Roseanne Short is the director of nonresidential programs and support services at Brenau University.

Long Story Short

If you think potty training a toddler is not a road block to completing your education, you are probably a man. However, Rosanne Short knows first-hand that minor distractions become major in the world of nontraditional students.

Roseanne Chastain Short enrolled as a freshman at Brenau Women’s College in the 1981-82 academic year. That summer, she got married. Her then-husband had enrolled at the University of Georgia, so the Clayton, Ga., native transferred to the Athens institution, too, as a nontraditional journalism student.

It wasn’t her only transfer.

“My husband graduated and got a job out of town, so I transferred to a number of different schools in places where he was working at the time.” Her itinerary included stopovers at Jacksonville State University in Alabama, back to UGA, then Truett-McConnell College in Cleveland, Ga. By time Short made her way back to Brenau, she was a mother with a small child, encountering a new set of distractions.

“My son, Christopher, was one-and-a-half years old when I came back to school. We’d just started potty training and we were having problems. He wasn’t sleeping at night. It was a rough time,” Short recalls.  However, she added, “I was determined to finish.”

And she did.

Short, a public relations major and a member of Alpha Gamma Delta, graduated from the Women’s College in 1990. About 16 years later – with a new husband, Daniel, and a blended family of three children – the Cornelia, Ga., resident completed a master’s degree in organizational development at Brenau 16 years later.

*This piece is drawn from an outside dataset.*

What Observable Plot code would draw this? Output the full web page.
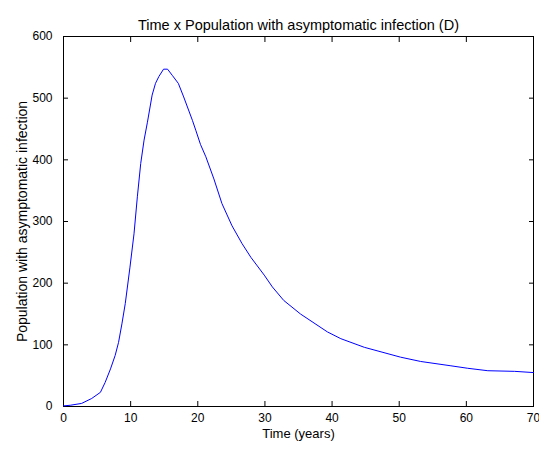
<!DOCTYPE html>
<html>
<head>
<meta charset="utf-8">
<script src="https://cdn.jsdelivr.net/npm/d3@7"></script>
<script src="https://cdn.jsdelivr.net/npm/@observablehq/plot@0.6"></script>
<style>
  html, body { margin: 0; padding: 0; background: #fff; }
</style>
</head>
<body>
<div id="chart"></div>
<script>
const title = "Time x Population with asymptomatic infection (D)";
const xLabel = "Time (years)";
const yLabel = "Population with asymptomatic infection";
const xTicks = [0, 10, 20, 30, 40, 50, 60, 70];
const yTicks = [0, 100, 200, 300, 400, 500, 600];

const time = [0, 1, 2.7, 4.2, 5.5, 6.2, 7, 7.7, 8.2, 8.7, 9.2, 9.9, 10.5, 11, 11.5, 12, 12.5, 13.2, 13.7, 14.2, 14.9, 15.5, 16.2, 17.1, 17.9, 19.2, 19.7, 20.4, 21.2, 22.4, 23.6, 25.1, 26.6, 27.9, 29.9, 31.1, 32.8, 35.3, 39.3, 41.3, 44.8, 50.2, 53.2, 57.7, 60.2, 63.2, 67.2, 70];
const population = [1, 2, 5, 13, 23, 39, 61, 83, 104, 134, 167, 226, 280, 340, 394, 432, 461, 505, 524, 535, 547, 547, 537, 524, 502, 464, 448, 425, 405, 369, 329, 293, 264, 242, 213, 194, 172, 150, 121, 110, 96, 80, 73, 66, 62, 58, 57, 55];

const data = time.map((t, i) => ({t, v: population[i]}));

const chart = Plot.plot({
  width: 539,
  height: 449,
  marginLeft: 63,
  marginRight: 6,
  marginTop: 36,
  marginBottom: 43,
  style: {fontFamily: "Liberation Sans, Arial, sans-serif", fontSize: "12px", color: "black", background: "white"},
  x: {domain: [0, 70]},
  y: {domain: [0, 600]},
  marks: [
    Plot.frame({stroke: "black"}),
    Plot.axisX(xTicks, {anchor: "bottom", tickSize: -5, tickPadding: 12, fontSize: 12, label: null, fill: "black"}),
    Plot.axisX(xTicks, {anchor: "top", tickSize: -5, tickFormat: () => "", label: null}),
    Plot.axisY(yTicks, {anchor: "left", tickSize: -5, tickPadding: 16, fontSize: 12, label: null, fill: "black"}),
    Plot.axisY(yTicks, {anchor: "right", tickSize: -5, tickFormat: () => "", label: null}),
    Plot.line(data, {x: "t", y: "v", stroke: "#0000ff", strokeWidth: 1}),
    Plot.text([xLabel], {frameAnchor: "bottom", dy: 31, fill: "black", fontSize: 13}),
    Plot.text([yLabel], {frameAnchor: "left", textAnchor: "middle", dx: -41, rotate: -90, fill: "black", fontSize: 14}),
    Plot.text([title], {frameAnchor: "top", dy: -17, fill: "black", fontSize: 14.5})
  ]
});
document.getElementById("chart").appendChild(chart);
</script>
</body>
</html>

The self-described “glutton for punishment” plans to join the nontraditional student ranks again in the fall when she begins a doctoral program in higher education administration at the University of Alabama in Tuscaloosa.

However, in her full-time day job Short serves as Gainesville campus director at Brenau, essentially providing services to people just like she was – and. she says, “will be again in a few months” when she starts the doctoral program. She is also a point person for Brenau’s active military students. And, she teaches, too, as an adjunct professor for Brenau’s online mass communication and academic success classes for students – and a “teach the teachers” series of classes to certify other Brenau faculty for teaching online.

Short grew up in the north Georgia mountains. She was a student at Rabun County High School after it became home for the nationally renowned Foxfire program.

In the 1960s by Eliot Wigginton, a teacher the Rabun Gap-Nacoochee School, the program began as a writing project based on his students’ collecting oral histories from local residents and writing them up. That led to production of the Foxfire publications, a magazine an iconic series of books that touch all aspects of culture and customs of life southern Appalachia as well as the folklore and oral history of local residents. Short’s grandmother was a regular contact source for Foxfire, and she’s featured in articles about quilt-making and cooking.

Short nurtured those gifts as a storyteller in her nomadic journalism classes – including those at Brenau. Recently, one of her essays, recounting recounts how she uses the approach of interviewing family elders in her adjunct teaching of interpersonal communication to undergraduate students was published in Foxfire’s 45th Anniversary Book: Singin’, Praisin’, Raisin’. In addition, the Greater Hall County Chamber of Commerce in Gainesville recently awarded Short its prestigious Silver Shovel Award for her volunteer work as a Chamber Ambassador, of which she serves as a co-chair.

Still Short says she has not forgotten her own travails as nontraditional student in the difficult balancing act of adult responsibilities and classroom requirements. And if you think dealing with potty training a toddler is not a travail, you probably either are, as some might suggest, a man, or you have not been a mother. Helping her through, Short recalls, were Brenau faculty who were not reluctant to crack out of the mold of academic advisement and invest themselves into interaction with students.

“I remember sitting down with a professor that I knew had three kids of her, telling her about the trouble I was having potty training,” Short recalls. “She didn’t slough it off. She said, ‘Let me tell you some of the things I did.’ She took the time to talk with me one-on-one about a personal problem I was having, and that was comforting. Also, I didn’t show up for a class, someone would call me and ask if everything was OK. That made all the difference in the world.”

That level of care and support inside and outside of the classroom is one of the reasons Short says she was able to complete her degree.  It’s also a career motivator that pushes her to do the very best she can for each of the students that cross the threshold of her office in the Owens Student Center.

Like the wonderful Wizard of Oz, she knows how to unravel intricate problems and offer just the right words of encouragement when they’re needed most.

“When a life crisis hits, everything kind of starts falling apart because it’s all woven together like a spider web,” says Short. “My role is to be the liaison to help them keep those pieces together.”